The day comes around once a year (as all days do) and sometimes it hurts, sometimes I don’t feel any different at all, and sometimes the memories are enough to make me smile and carry me through until the next day arrives. This was the 8th time I have experienced this day and this is the most different and the most impactful time yet. I think it is so different because of my son. This year cut a little deeper and hurt a little worse. I think it is because I have an 8 month old baby who has embedded his way so deep into my heart and who has made me burst with pride and I can’t share that with my dad.
It’s not fair that Eli has to miss out on having my dad as a grandfather and it’s not fair that I have to miss out on seeing my dad as a grandfather, but it is what it is. I am blessed that I got to have my dad in my life for 19 years and I am blessed that my son is happy, healthy, and is surrounded by so many people who love him more than I ever imagined they would. Things could be so much worse.
But as a new mother I wondered how my dad felt and what he thought when he was with me and my brother on those last days. I now cannot even imagine looking at your children and knowing you are leaving them. My dad’s strength during those times amazed me then, but now looking back on it with these new pair of eyes (my mommy goggles) I am overwhelmed with his strength and bravery. What a gift I had in my father and what a reminder to really LIVE my days with my son.
When I look at Eli I see glimpses of my dad and I really believe that was a special gift from God. A little bit of my dad still remains here with me and that makes those hard days a little easier.

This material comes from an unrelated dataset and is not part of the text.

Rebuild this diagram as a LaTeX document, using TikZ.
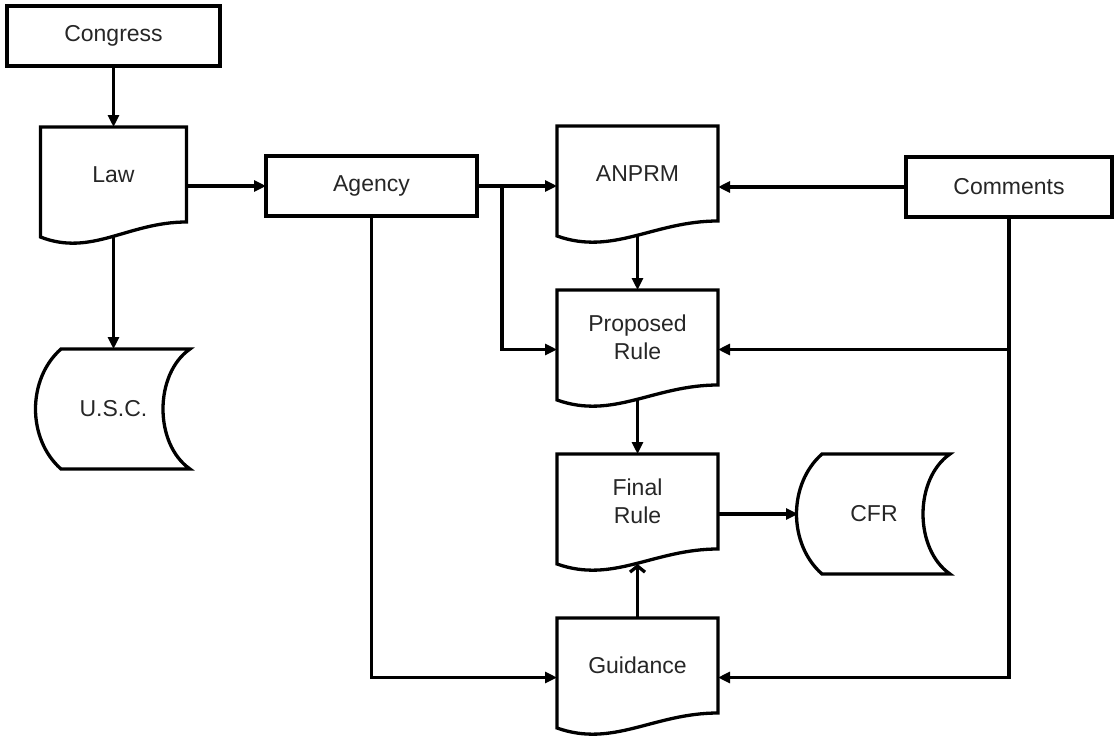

What if I started truly living today like it was one of my last? I know, I know … that is a mantra that is overdone and said many times over, but really - what if I actually paid attention? What if I actually allowed my experience with my dad's death to move me in ways I have never done before?
What if instead of grumbling and whining in despair because Eli woke me up several times the night before (yet again) I relished in the fact that I GET to wake up with my son? I get to hold him close and comfort him. I get to rock him in the middle of the night and I am ABLE to nurse him? Why is this a lesson that takes me so long to GET?
What if instead of being frustrated that the house is a disaster, my son won’t nap, my head is pounding, and my hair hasn’t been brushed in days that I stop and look around at the things I am able to do? The things that God has granted me and allowed me to do for yet another day?
Let's be real, I may get up tonight when Eli wakes at 2:00 a.m. with the same grumbling attitude and I may wake up tomorrow discouraged that I didn’t get all the sleep that I hoped, but I am challenging myself to look at my life through these different pair of eyes for longer than just today.
I am challenging myself to not just look back on the time with my dad as past memories, but to bottle up those memories and run with them. Learn from them. Grow from them and to stop being such a dang baby. Seriously, that is Eli’s role and not mine!
As mothers, I think we are definitely allowed to have our days where we cry, pull our hair out and fuss, but it is what we do after that that matters. I too often wallow in my “problems” that are not really problems, but after my moment of venting I need to put my big girl pants on, hold that beautiful baby boy of mine and relish in the fact that he is all mine.
He is healthy.
He is happy.
He is loved.
He is here.
He is HERE.
Too many people, too many dads, too many moms, too many babies are not here today, but mine is.
So, today I will be here too. I will learn from what my dad left me and I will be here. I will be present and open hearted and in my son's life. I will have hard days and I will have beautiful days, but those hard days will never come close to those beautiful days.
I will let go of what I cannot control and just be here.